Monday, October 16, 2006

Congratulations Tigers!


While it is true that, when the chips were down, the A's unhappily wound up showing about as much backbone as your typical Congressional Democrat, the Tigers deserve much props for their recent demolition of the American League. What a feelgood story this has been for, really, any lover of the game, regardless of team loyalty. The local fans have been so, well, pastoral in their reception of this team. The payroll is low, the hitting timely, the defense magnifique, and most importantly the PITCHING is nasty and only getting nastier.
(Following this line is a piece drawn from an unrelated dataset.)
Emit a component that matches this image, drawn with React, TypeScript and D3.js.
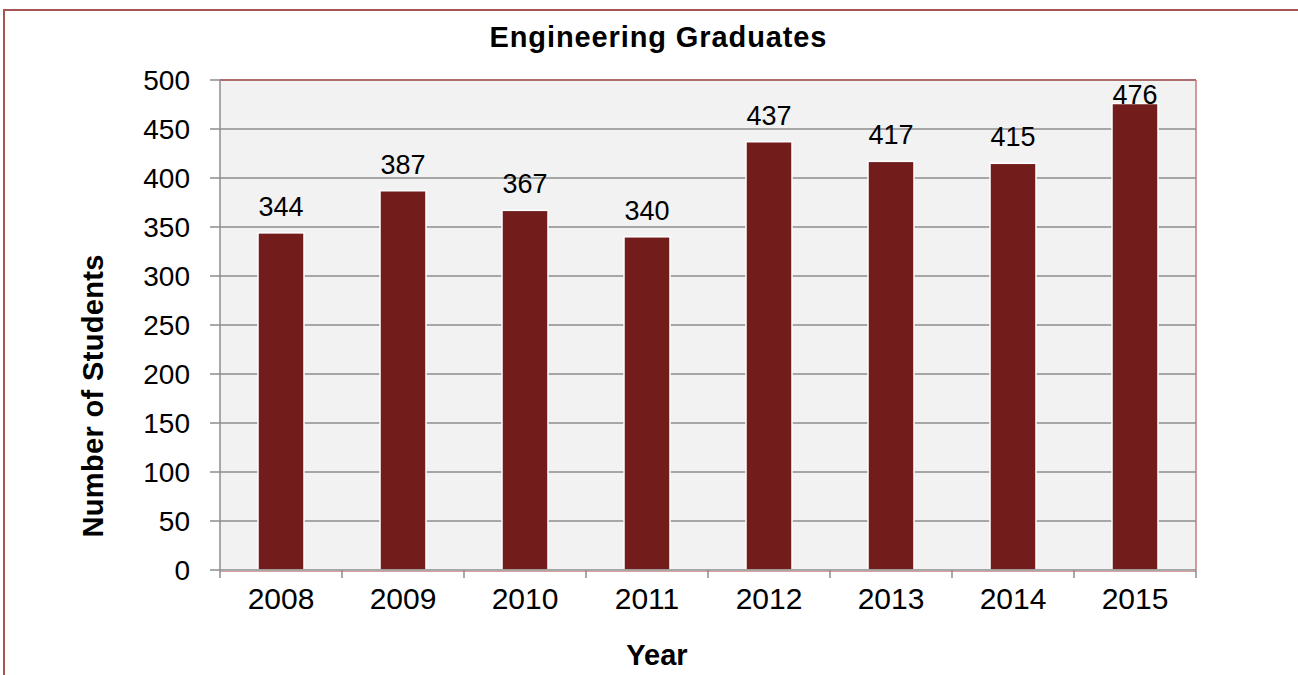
import React from "react";
import * as d3 from "d3";

const years = ["2008", "2009", "2010", "2011", "2012", "2013", "2014", "2015"];
const graduates = [344, 387, 367, 340, 437, 417, 415, 476];
const yTicks = [0, 50, 100, 150, 200, 250, 300, 350, 400, 450, 500];

const W = 1298;
const H = 675;
const M = { left: 220, right: 1196, top: 80, bottom: 570 };

export default function App() {
  const x = d3.scaleBand<string>().domain(years).range([M.left, M.right]).padding(0);
  const y = d3.scaleLinear().domain([0, 500]).range([M.bottom, M.top]);
  const bw = x.bandwidth() * 0.377;
  const sans = "'Liberation Sans', Arial, sans-serif";
  const boundaries = years.map((d) => x(d) as number).concat([M.right]);

  return (
    <svg width={W} height={H} style={{ position: "absolute", left: 0, top: 0, background: "#fff" }}>
      <rect x={4} y={10} width={W + 20} height={H + 20} fill="#fff" stroke="#a65555" strokeWidth={2} />
      <text x={658} y={47} textAnchor="middle" fontFamily={sans} fontWeight="bold" fontSize={29} textLength={337} lengthAdjust="spacing" fill="#000">
        Engineering Graduates
      </text>
      <rect x={M.left} y={M.top} width={M.right - M.left} height={M.bottom - M.top} fill="#f2f2f2" />
      {yTicks.filter((t) => t > 0).map((t) => (
        <line key={"g" + t} x1={M.left} x2={M.right} y1={y(t)} y2={y(t)} stroke="#8c8c8c" strokeWidth={1.5} />
      ))}
      <line x1={M.left} x2={M.right} y1={M.top} y2={M.top} stroke="#b05a5a" strokeWidth={1.5} />
      <line x1={M.right} x2={M.right} y1={M.top} y2={M.bottom} stroke="#c87878" strokeWidth={1.5} />
      <line x1={M.left} x2={M.right} y1={M.bottom + 1.5} y2={M.bottom + 1.5} stroke="#d9a0a0" strokeWidth={1} />
      {years.map((d, i) => {
        const v = graduates[i];
        const cx = (x(d) as number) + x.bandwidth() / 2;
        return (
          <g key={d}>
            <rect x={cx - bw / 2} y={y(v)} width={bw} height={M.bottom - y(v)} fill="#731c1c" stroke="#fff" strokeWidth={1.5} />
            <text x={cx} y={Math.max(y(v) - 17, M.top + 24)} textAnchor="middle" fontFamily={sans} fontSize={27} fill="#000">
              {v}
            </text>
            <text x={cx} y={609} textAnchor="middle" fontFamily={sans} fontSize={30} fill="#000">
              {d}
            </text>
          </g>
        );
      })}
      <line x1={M.left} x2={M.left} y1={M.top} y2={M.bottom} stroke="#8c8c8c" strokeWidth={1.5} />
      <line x1={M.left} x2={M.right} y1={M.bottom} y2={M.bottom} stroke="#8c8c8c" strokeWidth={1.5} />
      {yTicks.map((t) => (
        <g key={"t" + t}>
          <line x1={M.left - 10} x2={M.left} y1={y(t)} y2={y(t)} stroke="#8c8c8c" strokeWidth={1.5} />
          <text x={190} y={y(t)} dy="0.35em" textAnchor="end" fontFamily={sans} fontSize={28} fill="#000">
            {t}
          </text>
        </g>
      ))}
      {boundaries.map((b, i) => (
        <line key={"xt" + i} x1={b} x2={b} y1={M.bottom} y2={M.bottom + 8} stroke="#8c8c8c" strokeWidth={1.5} />
      ))}
      <text transform="translate(103,396) rotate(-90)" textAnchor="middle" fontFamily={sans} fontWeight="bold" fontSize={29} textLength={283} lengthAdjust="spacing" fill="#000">
        Number of Students
      </text>
      <text x={657} y={665} textAnchor="middle" fontFamily={sans} fontWeight="bold" fontSize={29} fill="#000">
        Year
      </text>
    </svg>
  );
}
Harrogate is happy to see the game of baseball prove, once again, that it is bigger than the economic comedy of errors that continually threatens to strangle it. As a metonym for the Uhmerrikahn soul, baseball has always stood in handily: the leaguewide corruption of the late teens and early twenties nicely mirrored, for example, the nation's sophomoric, Puritanical/hypocritical, hilarious attempt to banish alcohol sales from the national discourse; when the civil rights struggle was gaining momentum, there was Jackie Robinson making a huge impact in the right direction; at the apogee of that struggle we were treated to Henry Aaron getting a standing ovation in Atlanta, the Heart of Dixie, as he broke the record of that ultimate white sports icon, the Babe.

Now, with Uhmerrikah in the thick of its orgiastic celebration of corporate power at all levels of society, it makes sense that the game of baseball would be aping that orgy as well. The Yankees can clock in with a 200 million dollar payroll because they own a heavyhitting television station and operate in the biggest media market on the face of the Earth. Yet for the past six years they have been blanked, and except for in 2004 (Red Sox) they have been blanked by teams with a payroll stratospheres below them.

Having learned from the Marlins who came before them, the Tigers understand that baseball's grandeur inheres in the multiplicity of approaches it rewards; every champion will look different, there is no model for excellence, no matter how much the price tag says. They took a core of young kids and developed them over the course of several losing seasons, now it is at fruition with pitchers throwing harder than Tim Robbins in Bull Durham. They add a couple of key veterans like Kenny "The Gambler" Rogers and Ivan Rodriguez. And the list goes on.

In the end, the Yankees looked like a parody of Uhmerrikah's $ Worshipping underbelly: no soul, no art, no soup for them. Harrogate thanks Detroit for keeping the dream alive.